How to Hit the Apex Consistently in Gran Turismo 7
Master apex consistency in GT7. Learn braking zones, trail braking, racing lines, and throttle control techniques used by sim racers.
How to Hit the Apex Consistently in Gran Turismo 7
Hitting the apex lap after lap is what separates competitive sim racers from the rest. It's not luck—it's repeatable technique built on precision braking, smooth steering inputs, and disciplined throttle application. Here's how to execute it.
Understanding Your Braking Zone
Consistency starts before the corner, not at it. You must establish a fixed braking point relative to a trackside reference: a curb edge, painted line, or marker board. In GT7, brake 50–100 meters earlier than you think necessary on your first attempts. This gives you margin to trail brake into the corner without overshooting.
The key is pressure modulation. Don't grab full brake and hold it. Instead, apply maximum braking force in a straight line, then progressively reduce brake pressure as you approach the turn-in point. This isn't optional—it's the foundation of consistency. On a 90-degree right-hander at a road course, you might brake at full pressure for 1.5 seconds, then spend the final 0.8 seconds bleeding off brake force. That transition is what lets you hit the apex repeatably.
Trail Braking Into the Corner
Trail braking is the skill that transforms mediocre racers into sharp ones. It means carrying small amounts of brake pressure into the initial phase of the turn, even after you've started steering. This does two things: it rotates the car more effectively than steering alone, and it lets you calibrate your entry speed in real time.
For a tight corner like the chicane at Fuji Speedway, don't release the brakes completely at turn-in. Keep 10–15% pedal input while you're steering lock. This loads the front tires and keeps them working hard on both deceleration and direction change. Release the brakes smoothly as you add steering angle. The moment the car feels balanced and planted—apex approaching—you're completely off the pedal.
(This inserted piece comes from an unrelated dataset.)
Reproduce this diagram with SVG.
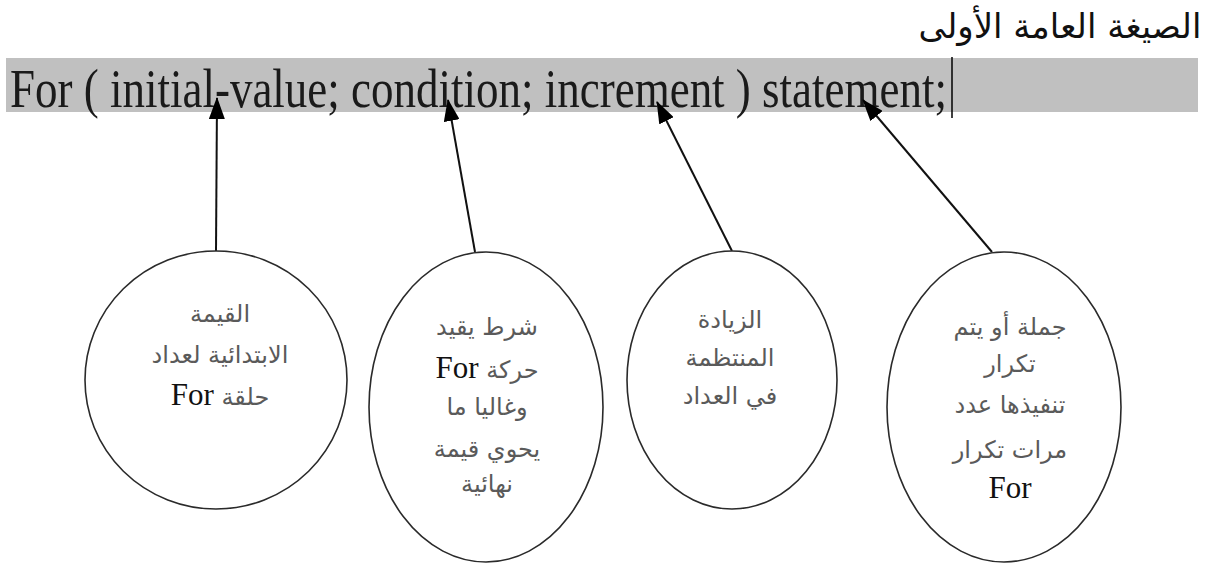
<svg xmlns="http://www.w3.org/2000/svg" width="1209" height="565" viewBox="0 0 1209 565">
<style>
.ar{font-family:"DejaVu Sans","Noto Sans",sans-serif;font-size:24px;fill:#5a5a5a;text-anchor:middle}
.for{font-family:"Liberation Serif",serif;font-size:31px;fill:#111}
.node ellipse{fill:#fff;stroke:#2a2a2a;stroke-width:1.6}
.conn line{stroke:#111;stroke-width:2}
</style>
<defs>
<marker id="ah" markerUnits="userSpaceOnUse" markerWidth="22" markerHeight="16" refX="21" refY="8" orient="auto">
<path d="M0,0 L22,8 L0,16 z" fill="#000"/>
</marker>
</defs>
<rect width="1209" height="565" fill="#fff"/>
<g id="title">
<text x="1060" y="38" font-family="DejaVu Sans, sans-serif" font-size="34" fill="#111" text-anchor="middle">الصيغة العامة الأولى</text>
</g>
<g id="syntax">
<rect x="6" y="58" width="1192" height="54" fill="#c0c0c0"/>
<text x="10" y="107" font-family="Liberation Serif, serif" font-size="55" fill="#1a1a1a" textLength="937" lengthAdjust="spacingAndGlyphs">For ( initial-value; condition; increment ) statement;</text>
<line x1="952" y1="57" x2="952" y2="118" stroke="#000" stroke-width="1.5"/>
</g>
<g class="conn" id="connectors">
<line x1="216" y1="251" x2="217" y2="98" marker-end="url(#ah)"/>
<line x1="475" y1="252" x2="448" y2="100" marker-end="url(#ah)"/>
<line x1="732" y1="251" x2="657" y2="102" marker-end="url(#ah)"/>
<line x1="992" y1="252" x2="863" y2="100" marker-end="url(#ah)"/>
</g>
<g class="node" id="node-initial">
<ellipse cx="216" cy="380" rx="131" ry="129"/>
<text class="ar" x="220" y="322">القيمة</text>
<text class="ar" x="220" y="363">الابتدائية لعداد</text>
<text class="ar" x="220" y="405" direction="rtl">حلقة <tspan class="for">For</tspan></text>
</g>
<g class="node" id="node-condition">
<ellipse cx="486" cy="407" rx="117" ry="155"/>
<text class="ar" x="487" y="335">شرط يقيد</text>
<text class="ar" x="487" y="378" direction="rtl">حركة <tspan class="for">For</tspan></text>
<text class="ar" x="487" y="415">وغاليا ما</text>
<text class="ar" x="487" y="457">يحوي قيمة</text>
<text class="ar" x="487" y="492">نهائية</text>
</g>
<g class="node" id="node-increment">
<ellipse cx="732" cy="380" rx="105" ry="129"/>
<text class="ar" x="730" y="328">الزيادة</text>
<text class="ar" x="730" y="366">المنتظمة</text>
<text class="ar" x="730" y="404">في العداد</text>
</g>
<g class="node" id="node-statement">
<ellipse cx="1004" cy="407" rx="117" ry="155"/>
<text class="ar" x="1010" y="335">جملة أو يتم</text>
<text class="ar" x="1010" y="372">تكرار</text>
<text class="ar" x="1010" y="413">تنفيذها عدد</text>
<text class="ar" x="1010" y="458">مرات تكرار</text>
<text class="for" x="1010" y="498" text-anchor="middle">For</text>
</g>
</svg>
The Racing Line: Commitment Over Perfection
Hit the apex by committing to an entry point that gives you a margin of error. Too many drivers try to thread the needle at entry and run out of road at exit. Instead, aim for an entry line that's slightly wider than the geometric apex, trusting that your trail braking will bring you to the actual apex naturally.
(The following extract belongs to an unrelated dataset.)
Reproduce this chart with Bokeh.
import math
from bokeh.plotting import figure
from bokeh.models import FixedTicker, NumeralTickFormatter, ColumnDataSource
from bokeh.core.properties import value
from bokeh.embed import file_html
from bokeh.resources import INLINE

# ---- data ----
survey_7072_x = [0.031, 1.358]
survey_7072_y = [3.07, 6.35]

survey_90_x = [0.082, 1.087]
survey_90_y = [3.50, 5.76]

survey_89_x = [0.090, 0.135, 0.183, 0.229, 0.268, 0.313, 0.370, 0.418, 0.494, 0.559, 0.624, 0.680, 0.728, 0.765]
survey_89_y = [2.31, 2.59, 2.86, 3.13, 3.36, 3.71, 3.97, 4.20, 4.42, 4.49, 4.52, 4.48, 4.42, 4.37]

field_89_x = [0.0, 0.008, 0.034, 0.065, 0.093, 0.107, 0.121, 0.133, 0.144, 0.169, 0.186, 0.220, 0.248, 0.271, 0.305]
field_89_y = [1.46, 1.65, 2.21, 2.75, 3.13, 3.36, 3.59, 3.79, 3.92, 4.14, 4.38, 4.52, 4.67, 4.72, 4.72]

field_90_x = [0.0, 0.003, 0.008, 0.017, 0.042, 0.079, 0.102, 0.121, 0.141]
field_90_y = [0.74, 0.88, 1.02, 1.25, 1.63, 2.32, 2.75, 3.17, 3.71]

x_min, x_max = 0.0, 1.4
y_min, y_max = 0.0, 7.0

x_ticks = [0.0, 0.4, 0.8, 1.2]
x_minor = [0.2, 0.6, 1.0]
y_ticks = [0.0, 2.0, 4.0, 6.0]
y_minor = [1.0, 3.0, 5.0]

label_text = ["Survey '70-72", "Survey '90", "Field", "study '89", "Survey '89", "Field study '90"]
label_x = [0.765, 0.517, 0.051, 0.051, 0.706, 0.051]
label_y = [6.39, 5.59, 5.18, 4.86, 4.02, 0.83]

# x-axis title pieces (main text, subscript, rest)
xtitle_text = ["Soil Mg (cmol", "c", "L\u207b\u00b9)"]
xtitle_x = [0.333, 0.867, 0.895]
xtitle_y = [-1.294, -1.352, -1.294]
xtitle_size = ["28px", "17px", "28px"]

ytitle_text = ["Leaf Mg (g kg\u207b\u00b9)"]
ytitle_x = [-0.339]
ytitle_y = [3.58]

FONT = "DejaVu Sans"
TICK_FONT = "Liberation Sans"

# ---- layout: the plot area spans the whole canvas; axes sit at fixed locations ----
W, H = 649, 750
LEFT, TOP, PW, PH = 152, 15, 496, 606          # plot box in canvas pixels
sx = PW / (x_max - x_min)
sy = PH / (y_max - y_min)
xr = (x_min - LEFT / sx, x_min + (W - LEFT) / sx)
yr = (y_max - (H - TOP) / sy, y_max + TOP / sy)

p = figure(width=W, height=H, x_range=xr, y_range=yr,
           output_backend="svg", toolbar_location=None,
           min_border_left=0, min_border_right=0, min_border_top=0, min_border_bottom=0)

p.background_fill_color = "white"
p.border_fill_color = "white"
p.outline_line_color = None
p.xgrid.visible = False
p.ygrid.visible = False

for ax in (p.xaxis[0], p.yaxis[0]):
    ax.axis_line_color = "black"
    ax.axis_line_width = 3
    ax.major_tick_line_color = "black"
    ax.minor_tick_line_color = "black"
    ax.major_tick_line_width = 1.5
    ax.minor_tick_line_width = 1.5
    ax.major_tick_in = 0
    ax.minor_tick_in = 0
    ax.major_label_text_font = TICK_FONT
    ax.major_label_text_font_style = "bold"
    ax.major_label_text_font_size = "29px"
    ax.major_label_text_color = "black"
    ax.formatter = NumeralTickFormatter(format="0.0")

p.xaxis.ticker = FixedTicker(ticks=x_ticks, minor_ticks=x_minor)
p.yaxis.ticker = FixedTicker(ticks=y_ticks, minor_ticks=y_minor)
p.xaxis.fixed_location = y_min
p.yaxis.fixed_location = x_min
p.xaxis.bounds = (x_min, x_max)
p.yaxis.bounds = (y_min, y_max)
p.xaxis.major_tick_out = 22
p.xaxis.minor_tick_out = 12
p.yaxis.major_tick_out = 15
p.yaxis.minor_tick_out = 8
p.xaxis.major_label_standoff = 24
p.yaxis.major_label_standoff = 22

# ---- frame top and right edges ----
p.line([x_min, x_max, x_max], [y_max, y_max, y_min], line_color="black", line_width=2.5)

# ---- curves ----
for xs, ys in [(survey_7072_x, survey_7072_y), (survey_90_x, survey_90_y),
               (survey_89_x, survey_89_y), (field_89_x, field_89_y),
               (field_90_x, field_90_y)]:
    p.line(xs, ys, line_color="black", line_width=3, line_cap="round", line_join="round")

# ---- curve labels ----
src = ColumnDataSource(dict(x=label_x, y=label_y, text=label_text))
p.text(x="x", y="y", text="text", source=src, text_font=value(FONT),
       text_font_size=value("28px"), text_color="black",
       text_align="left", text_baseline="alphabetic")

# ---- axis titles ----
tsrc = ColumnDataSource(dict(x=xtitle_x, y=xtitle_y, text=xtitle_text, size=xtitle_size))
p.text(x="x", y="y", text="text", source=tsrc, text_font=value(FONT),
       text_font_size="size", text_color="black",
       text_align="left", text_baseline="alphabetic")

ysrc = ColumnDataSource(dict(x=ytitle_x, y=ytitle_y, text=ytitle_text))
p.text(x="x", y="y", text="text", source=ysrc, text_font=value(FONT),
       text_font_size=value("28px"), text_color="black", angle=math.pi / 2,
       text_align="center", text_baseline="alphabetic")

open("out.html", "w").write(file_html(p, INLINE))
On left-handers at Tokyo 600PP, this means turning in a car-width earlier than the tight line, then letting trail braking geometry and momentum carry you to the apex. You'll actually hit it more consistently because you're not fighting the car at entry.
Throttle Application and Exit Control
Once you've rolled through the apex, your consistency depends on when you touch throttle, not how much. Press the accelerator too early and the car will push wide; too late and you've wasted corner speed.
The rule: wait until the steering wheel is unloading—when the car is naturally starting to track toward the exit. This is different for every corner. A flowing 180-degree turn at Sardegna might let you apply throttle at 30% steering angle; a tight hairpin needs you to wait until near-neutral steering. Feel when the front tires stop fighting for lateral grip.
Once you feel that release, apply throttle progressively and smoothly. Ramping throttle from 0% to 100% over 0.5 seconds keeps front-tire load consistent and prevents oversteer.
Reading Your Inconsistency
If you're still missing apexes, you need data. Tools like drivep1.gg—an AI race engineer that analyzes your telemetry in real time—will flag exactly which corners you're entering too fast, braking too late, or rotating too early. Consistency doesn't improve from intuition alone; it improves when you know the precise metric (brake pressure, steering angle, speed) at each reference point.
The Repetition Standard
Hitting the apex once is chance. Hitting it five laps in a row within 2 meters is skill. Practice one corner at a time. Run 10 laps focusing only on that turn's braking point and throttle application. Once you can hit it consistently, move to the next corner.
Consistency is built corner-by-corner, lap-by-lap, with deliberate focus on the inputs you control.